The author (finally) finds water!

Last fall, carrying a sparsely packed knapsack and all manner of misconceptions about dowsing, MOTHER EARTH NEWS staffer Fran Adams trekked off to the lovely Green Mountains of upstate Vermont to visit the Dowsing Center of America in order to seek out the truth behind the legendary forked willow branch. She made two startling discoveries: [1] that modern-day dowsers think there’s a whole lot more to their art than just snooping out water, and [2] that–son of a gun!–as far as she could tell, it really and truly . . . well, read Fran’s report to see for yourself what happened.

In mid-September, equipped with what I considered to be enough skepticism to ward off any potentially mind-boggling phenomena, I headed off to Danville, Vermont to attend the 23rd Annual Convention and the school of The American Society of Dowsers, Inc. Since I’d read in the brochure that the implausible-sounding theme for this year’s week-long event was “Dowsing: Steps to Higher Consciousness”, I figured I was in for little more than a few pleasant days of enjoying the fall colors and watching a bunch of spacey old codgers in overalls wander about in search of the Zen of water.
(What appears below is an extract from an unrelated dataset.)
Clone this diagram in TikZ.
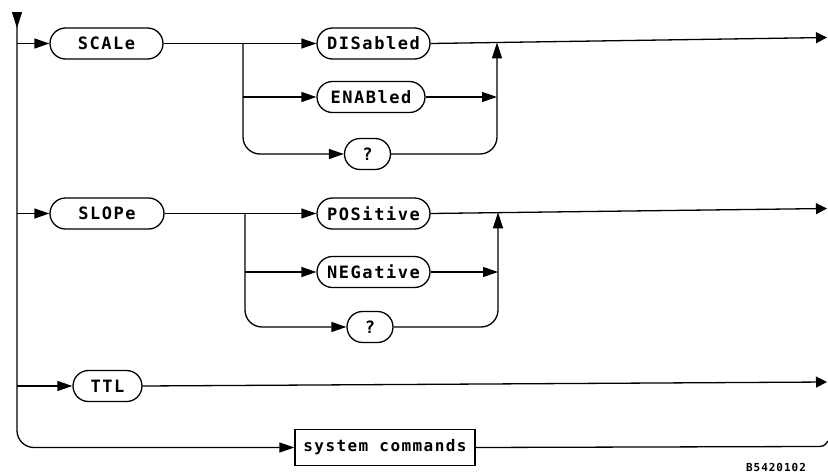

This mind-set (or more accurately, ignorance) left me totally unprepared for what I actually observed and absorbed during my brief but intensely thought-provoking sojourn in New England. For, as it turned out, I soon found myself far too busy trying to learn how to dowse (and then attempting to figure out what the heck it was that I’d just learned how to do) even to remember to enjoy the autumn landscape . . . until I was flying over it on my way home.

Now I realize that this may sound a bit confusing and–let’s face it– hokey to you unless, of course, you’re already a dowser. I mean, first I claim that I’m an avowed skeptic, and then I claim that I learned to dowse? What’s going on here . . . where did all that good, honest disbelief go? Well, the only thing I can tell you is that–when I found myself in the company of some of this country’s (and Canada’s) finest and most respected practitioners of the art–my reservations, like the fall flora, just didn’t seem as important as what these folks had to teach me.

Dowsing Lessons

The first thing I learned was that dowsers aren’t the aloof, overall-clad social drop-outs I’d imagined them to be. (In fact, the only overalls I saw all week were the ones I’d brought with me, thinking they’d help me blend in!) Rather, most of the folks I saw and spoke with were extremely friendly and down-to-earth. Maybe there used to be a stereotypical water diviner, but today’s dowsers come from all walks of life (they range from professionals to homesteaders), and most of them are well educated. At the convention I met a nurse from New York City . . . a businessman from Atlanta . . . an airline pilot (with his wife and two sons) from Montpelier, Vermont . . . a therapist from Danville . . . a young film-maker from Boston . . . a carpenter/farmer from upstate New York . . . and a handful of students (on ASD scholarships) from Washington, D.C. The only thing they all had in common was dowsing.